I have one of those brains that really likes categories. So on first reading, I felt a stab of shock at the proposal to give up on the idea of singular, overarching data standards. But at the same time I feel completely overwhelmed when I even attempt to contemplate how such a standard would actually work. Some of the challenges also seem to overlap with the issues of digital badges in education.
I wonder what some of you, especially doing technical digital humanities work or developing digital badge systems, think of this approach. How important are semantic data standards to your work? Are you making up your own data structures or do you depend on interoperability?
Read David Weinberger's Harvard post below.
He sets out two basic assumptions: (1) Data has meaning only within context; (2) We are not going to agree on a single metadata standard. In fact, we could connect those two points: Contexts of meaning are so dependent on the discipline and the user's project and standpoint that it is unlikely that a single metadata standard could suffice. In any case, the proliferation of standards is simply a fact of life at this point.

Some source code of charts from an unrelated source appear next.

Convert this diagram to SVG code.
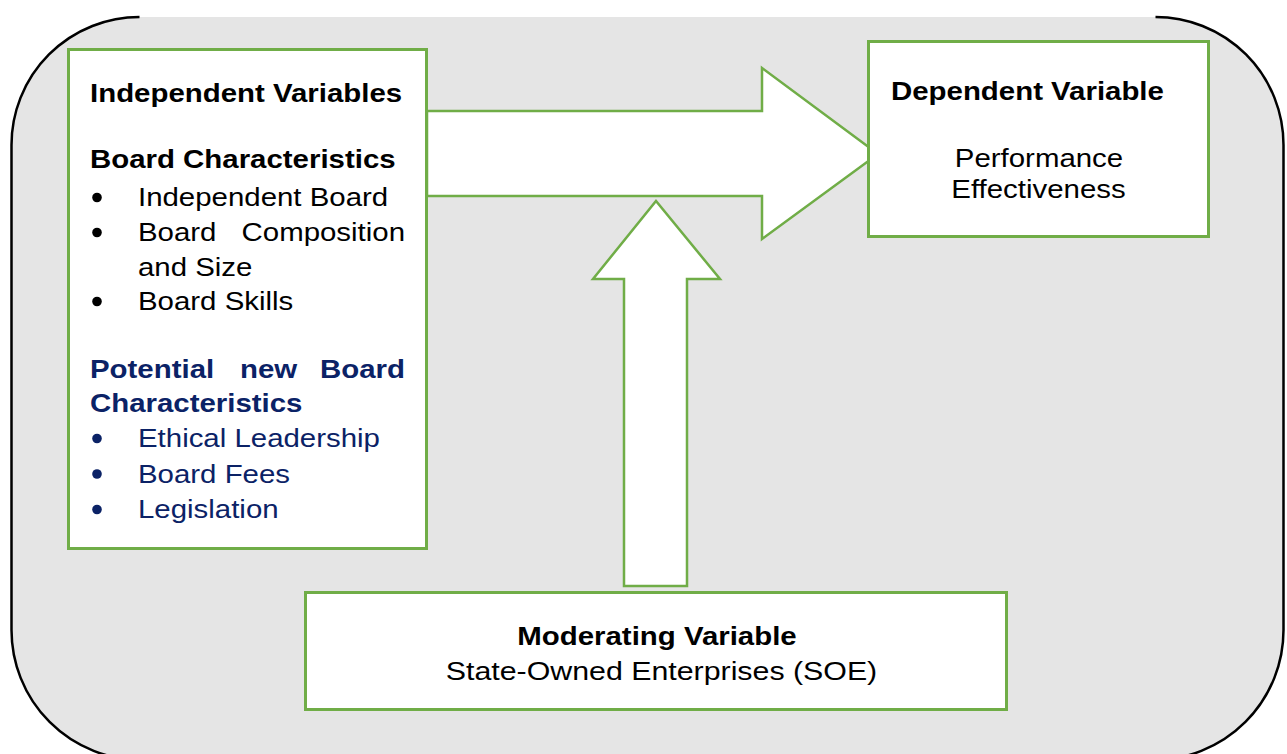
<svg xmlns="http://www.w3.org/2000/svg" width="1287" height="754" viewBox="0 0 1287 754">
  <style>
    .frame-fill { fill: #e5e5e5; stroke: none; }
    .frame-line { fill: none; stroke: #000000; stroke-width: 2.5; }
    .box { fill: #ffffff; stroke: #70ad47; stroke-width: 3; }
    .arrow { fill: #ffffff; stroke: #70ad47; stroke-width: 2.5; stroke-linejoin: miter; }
    text { font-family: "Liberation Sans", Arial, sans-serif; font-size: 26.5px; fill: #000000; }
    .b { font-weight: bold; }
    .blue { fill: #0b2266; }
    .mid { text-anchor: middle; }
    .end { text-anchor: end; }
    .dot { fill: #000000; }
    .dot.blue { fill: #0b2266; }
  </style>

  <!-- background panel -->
  <g id="frame">
    <path class="frame-fill" d="M11.5,145 A128,128 0 0 1 139.5,17 L1155.5,17 A128,128 0 0 1 1283.5,145 L1283.5,630 A130,130 0 0 1 1153.5,760 L141.5,760 A130,130 0 0 1 11.5,630 Z"/>
    <path class="frame-line" d="M139.5,17 A128,128 0 0 0 11.5,145 L11.5,630 A130,130 0 0 0 141.5,760 L1153.5,760 A130,130 0 0 0 1283.5,630 L1283.5,145 A128,128 0 0 0 1155.5,17"/>
  </g>

  <!-- block arrows -->
  <g id="connectors">
    <path id="arrow-iv-dv" class="arrow" d="M427,111 L762,111 L762,68 L878,154 L762,239 L762,196 L427,196 Z"/>
    <path id="arrow-mod" class="arrow" d="M624,586 L624,279 L593,279 L656,201 L720,279 L687,279 L687,586 Z"/>
  </g>

  <!-- independent variables -->
  <g id="node-independent">
    <rect class="box" x="68.5" y="49.5" width="358" height="499"/>
    <text class="b" transform="translate(90,102) scale(1.11,1)">Independent Variables</text>
    <text class="b" transform="translate(90,168) scale(1.11,1)">Board Characteristics</text>
    <circle class="dot" cx="97" cy="197.5" r="4.8"/>
    <text transform="translate(138,206) scale(1.11,1)">Independent Board</text>
    <circle class="dot" cx="97" cy="232.5" r="4.8"/>
    <text transform="translate(138,241) scale(1.11,1)">Board</text>
    <text class="end" transform="translate(405,241) scale(1.11,1)">Composition</text>
    <text transform="translate(138,276) scale(1.11,1)">and Size</text>
    <circle class="dot" cx="97" cy="301.5" r="4.8"/>
    <text transform="translate(138,310) scale(1.11,1)">Board Skills</text>
    <text class="b blue" transform="translate(90,378) scale(1.11,1)">Potential</text>
    <text class="b blue" transform="translate(240,378) scale(1.11,1)">new</text>
    <text class="b blue end" transform="translate(405,378) scale(1.11,1)">Board</text>
    <text class="b blue" transform="translate(90,412) scale(1.11,1)">Characteristics</text>
    <circle class="dot blue" cx="97" cy="438.5" r="4.8"/>
    <text class="blue" transform="translate(138,447) scale(1.11,1)">Ethical Leadership</text>
    <circle class="dot blue" cx="97" cy="474" r="4.8"/>
    <text class="blue" transform="translate(138,483) scale(1.11,1)">Board Fees</text>
    <circle class="dot blue" cx="97" cy="509.5" r="4.8"/>
    <text class="blue" transform="translate(138,518) scale(1.11,1)">Legislation</text>
  </g>

  <!-- dependent variable -->
  <g id="node-dependent">
    <rect class="box" x="868.5" y="41.5" width="340" height="195"/>
    <text class="b" transform="translate(891,99.5) scale(1.11,1)">Dependent Variable</text>
    <text class="mid" transform="translate(1039,167) scale(1.11,1)">Performance</text>
    <text class="mid" transform="translate(1038.5,198) scale(1.11,1)">Effectiveness</text>
  </g>

  <!-- moderating variable -->
  <g id="node-moderating">
    <rect class="box" x="305.5" y="592.5" width="701" height="117"/>
    <text class="b mid" transform="translate(657,645) scale(1.11,1)">Moderating Variable</text>
    <text class="mid" transform="translate(661.5,680) scale(1.145,1)">State-Owned Enterprises (SOE)</text>
  </g>
</svg>
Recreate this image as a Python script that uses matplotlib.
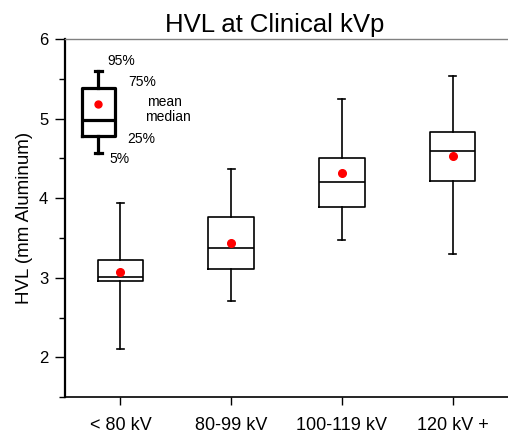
import matplotlib
matplotlib.use("Agg")
import matplotlib.pyplot as plt
from matplotlib.ticker import MultipleLocator

plt.rcParams['font.family'] = ['Liberation Sans', 'DejaVu Sans']

# data (mm Al)
groups = ['< 80 kV', '80-99 kV', '100-119 kV', '120 kV +']
p5 = [2.10, 2.71, 3.47, 3.30]
p25 = [2.96, 3.11, 3.89, 4.21]
medians = [3.01, 3.375, 4.20, 4.59]
p75 = [3.22, 3.76, 4.51, 4.83]
p95 = [3.94, 4.37, 5.25, 5.53]
means = [3.07, 3.44, 4.32, 4.53]

# key box in the upper left corner
key_vals = {'5%': 4.57, '25%': 4.78, 'median': 4.98, 'mean': 5.18, '75%': 5.38, '95%': 5.60}
key_pos = 0.8
key_text_x = {'95%': 0.88, '75%': 1.07, 'mean': 1.24, 'median': 1.22, '25%': 1.065, '5%': 0.90}
key_text_y = {'95%': 5.73, '75%': 5.46, 'mean': 5.21, 'median': 5.02, '25%': 4.74, '5%': 4.49}

fig = plt.figure(figsize=(5.08, 4.34), dpi=100)
ax = fig.add_axes([0.128, 0.085, 0.872, 0.825])

stats = []
for i in range(len(groups)):
    stats.append({'whislo': p5[i], 'q1': p25[i], 'med': medians[i], 'q3': p75[i],
                  'whishi': p95[i], 'mean': means[i], 'fliers': []})
positions = list(range(1, len(groups) + 1))

mean_style = dict(marker='o', markerfacecolor='red', markeredgecolor='red', markersize=5.5)
ax.bxp(stats, positions=positions, widths=0.41, showmeans=True, meanprops=mean_style,
       boxprops=dict(color='black', linewidth=1.2),
       medianprops=dict(color='black', linewidth=1.2),
       whiskerprops=dict(color='black', linewidth=1.2),
       capprops=dict(color='black', linewidth=1.2), capwidths=0.065)

key_stats = [{'whislo': key_vals['5%'], 'q1': key_vals['25%'], 'med': key_vals['median'],
              'q3': key_vals['75%'], 'whishi': key_vals['95%'], 'mean': key_vals['mean'],
              'fliers': []}]
ax.bxp(key_stats, positions=[key_pos], widths=0.30, showmeans=True,
       meanprops=dict(mean_style, markersize=5),
       boxprops=dict(color='black', linewidth=2.3),
       medianprops=dict(color='black', linewidth=2.3),
       whiskerprops=dict(color='black', linewidth=2.3),
       capprops=dict(color='black', linewidth=2.3), capwidths=0.06)
for lab in key_vals:
    ax.text(key_text_x[lab], key_text_y[lab], lab, fontsize=10, va='center', ha='left')

ax.set_xlim(0.5, 4.5)
ax.set_ylim(1.5, 6)
ax.set_xticks(positions)
ax.set_xticklabels(groups, fontsize=13)
ax.yaxis.set_major_locator(MultipleLocator(1))
ax.yaxis.set_minor_locator(MultipleLocator(0.5))
ax.tick_params(axis='y', which='major', labelsize=12, length=7, width=1, pad=5)
ax.tick_params(axis='y', which='minor', length=4, width=1)
ax.tick_params(axis='x', length=6, width=1, pad=8)
ax.set_yticks([2, 3, 4, 5, 6])

ax.spines['right'].set_visible(False)
ax.spines['top'].set_color('#808080')
ax.spines['top'].set_linewidth(1)
ax.spines['left'].set_linewidth(1.6)
ax.spines['bottom'].set_linewidth(1.2)

ax.set_ylabel('HVL (mm Aluminum)', fontsize=13.5, labelpad=4)
fig.text(0.54, 0.926, 'HVL at Clinical kVp', fontsize=18.5, ha='center', va='baseline')

fig.savefig('out.png', dpi=100)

Given those constraints, he asks, what's the best way to increase the interoperability of the knowledge and data that are accumulating on line at a pace that provokes extremes of anxiety and joy in equal measures? He sees a useful consensus emerging on three points: (a) There are some common and basic types of data across almost all aggregations. (b) There is increasing agreement that these data types have some simple, common properties that suffice to identify them and to give us humans an idea about whether we want to delve deeper. (c) Aggregations themselves are useful for organizing data, even when they are loose webs rather than tight hierarchies.
Neil then proposes RDF and linked data as appropriate ways to capture the very important relationships among ideas, pointing to the Semantic MediaWiki as a model. But, he says, we need to capture additional metadata that qualifies the data, including who made the assertion, links to differences of scholarly opinion, omissions from the collection, and the quality of the evidence. "Rather than always aiming for objective statements of truth we need to realise that a large amount of knowledge is derived via inference from a limited and imperfect evidence base, especially in the humanities," he says. "Thus we should aim to accurately represent the state of knowledge about a topic, including omissions, uncertainty and differences of opinion."
Neil's proposals have the strengths of acknowledging the imperfection of any attempt to represent knowledge, and of recognizing that the value of representing knowledge lies mainly in its getting linked it to its sources, its context, its controversies, and to other disciplines. It seems to me that such a system would not only have tremendous pragmatic advantages, for all its messiness and lack of coherence it is in fact a more accurate representation of knowledge than a system that is fully neatened up and nailed down. That is, messiness is not only the price we pay for scaling knowledge aggressively and collaboratively, it is a property of networked knowledge itself.